Vincent: Starry, Starry Night

Love is probably the deepest emotion one can experience as a human being. It makes us both vulnerable and not often, lost… and desperate.

This was how Don McLean was able to empathize with the sad fate that the 19th century Dutch post-impressionist painter, Vincent Van Gogh suffered. He shares this to us in his popular folk classic, Vincent.

Vincent is obviously McLean’s personal tribute to Van Gogh.

The song’s opening line immediately transports our mind’s to Van Gogh’s iconic masterpiece, Starry Night:

“Starry, starry night,
Paint your palette blue and gray.”

McLean then describes Vincent as looking out on a summer’s day “with eyes that know the darkness in my soul.” This was empathy.

This empathy is reinforced by the song’s refrain,

“Now I understand (think I know) what you tried to say to me.”

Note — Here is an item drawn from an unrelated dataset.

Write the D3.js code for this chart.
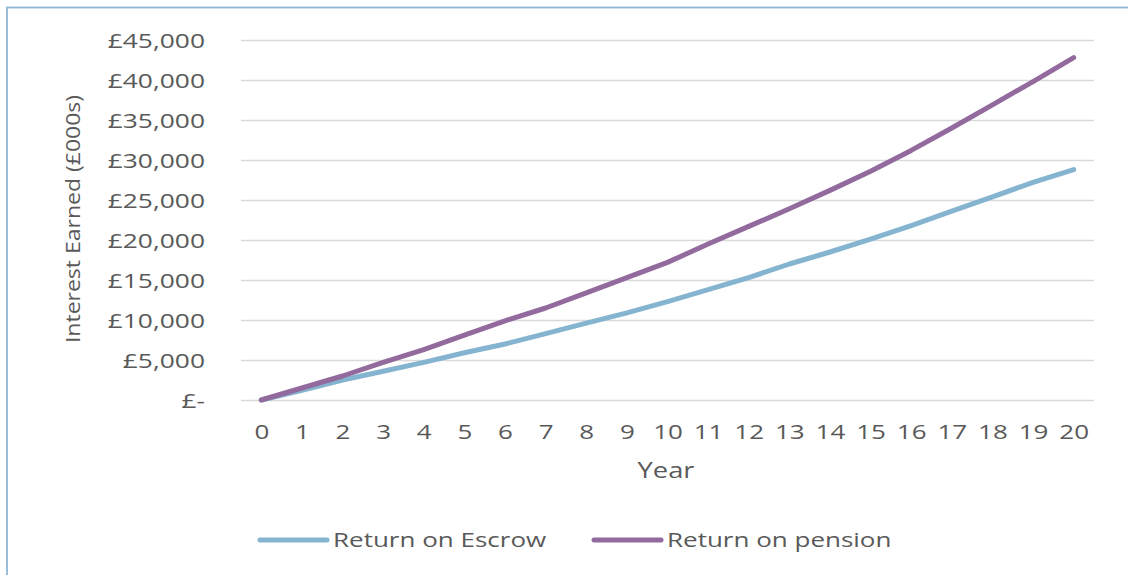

McLean’s use of the 1st, 2nd, and 3rd person pronouns give us an idea who he is referring to in the song: 1st person pronouns, me and my, apply to himself; 2nd person, you and your, to Van Gogh; and 3rd person, they and them, to the people both in Van Gogh’s time who “would not listen” and ours who “are not listening still”.

There are references to other works of Van Gogh embedded in the song, it’s not entirely about the Starry Night. He mentions “trees and the daffodils” and “the snowy linen land”, “morning fields of amber grain” and “weathered faces lined in pain” none of which were in the Starry Night landscape.

However, McLean knew that Starry Night conveyed a message — he saw it not just as mere paint. Its themes conveyed Van Gogh’s world view — a convergence of his theology, his aspirations, hopes, and desperation.

McLean summarized Van Gogh’s desperation in these poignant lines:

“And when no hope was left inside
On that starry, starry night,
You took your life as lovers often do.”

Don McLean, like Van Gogh, was a romantic who expressed his world view in his art, his songs.

In his hit song And I Love You So, he writes,

“The book of life is brief,
And once a page is read,
All but love is dead —
That is my belief
.”

That is my belief, McLean says: All is dead, but love. Nothing has meaning, except that thing that “yearns within to grow beyond infatuation” (lyrics from McLean’s song If We Try).

Don McLean experienced love, and deeply felt it. So did Van Gogh.

Starry Night

Starry Night is, by far, the most popular painting by the 19th century Dutch post-impressionist painter Van Gogh. It was his magnum opus — his most important work — as later judged by observers. Van Gogh himself, however, thought the painting was a failure. But Starry Night would be the painting that the world would associate with the illustrious name Vincent Van Gogh.

But there is another well-known painting named Starry Night, namely, Starry Night Over the Rhône, which one shouldn’t confuse with the Starry Night. Van Gogh painted Starry Night Over the Rhône (September 1888) at Arles, less than a year before he painted Starry Night (June 1889) while confined at the Saint Paul De Mausole after he had cut off his ear. Starry Night Over the Rhône gives us a backdrop as to the nocturnal (night time) painting style Van Gogh had been experimenting on at the time.

He wrote to his younger brother, Theo, his financial backer, about Starry Night Over the Rhône in this manner,

“The sky is green-blue, the water is royal blue… The town is blue and violet. The gaslight is yellow, and its reflections are red-gold and go right down to green-bronze… Against the green-blue field of the sky the Great Bear had a green and pink sparkle whose discreet paleness contrasts with the harsh gold of the gaslight.”

Van Gogh was a prodigious artist who keenly understood the relationship of colors, shades, and contrasts to convey his messages. Messages that lodged deep in his thoughts.

Four things meet the eye outright in Starry Night, among other finer details. One, the most obvious, the orbs and swirls — the starry night itself. Two, the color contrasts; because it is a nocturnal painting, the contrast of yellow and harsh gold against the dark backdrop of blue to violet immediately catches the attention. Three, the spires of the dominant Cypress tree on the left foreground, and that of the church steeple at the center — both touch the heavens above. And lastly, the silent neighbourhood or countryside community with houses, olive groves, and cascading hills.

Amidst the mundane affairs of daily existence in ones community, there is a nature (a cypress tree shaped like a flaming fire) that reaches to the skies; and a religion (a church with a spire) that prompts one’s soul to search beyond natural, physical existence for meaning. However, there is a palpable uncertainty and foreboding judgment revealed in the heavens. Thus, there is no real assurance; but an ongoing perpetual turmoil of a troubled soul.

As Van Gogh wrote to Theo his brother regarding Starry Night, “We take death to go to a star.”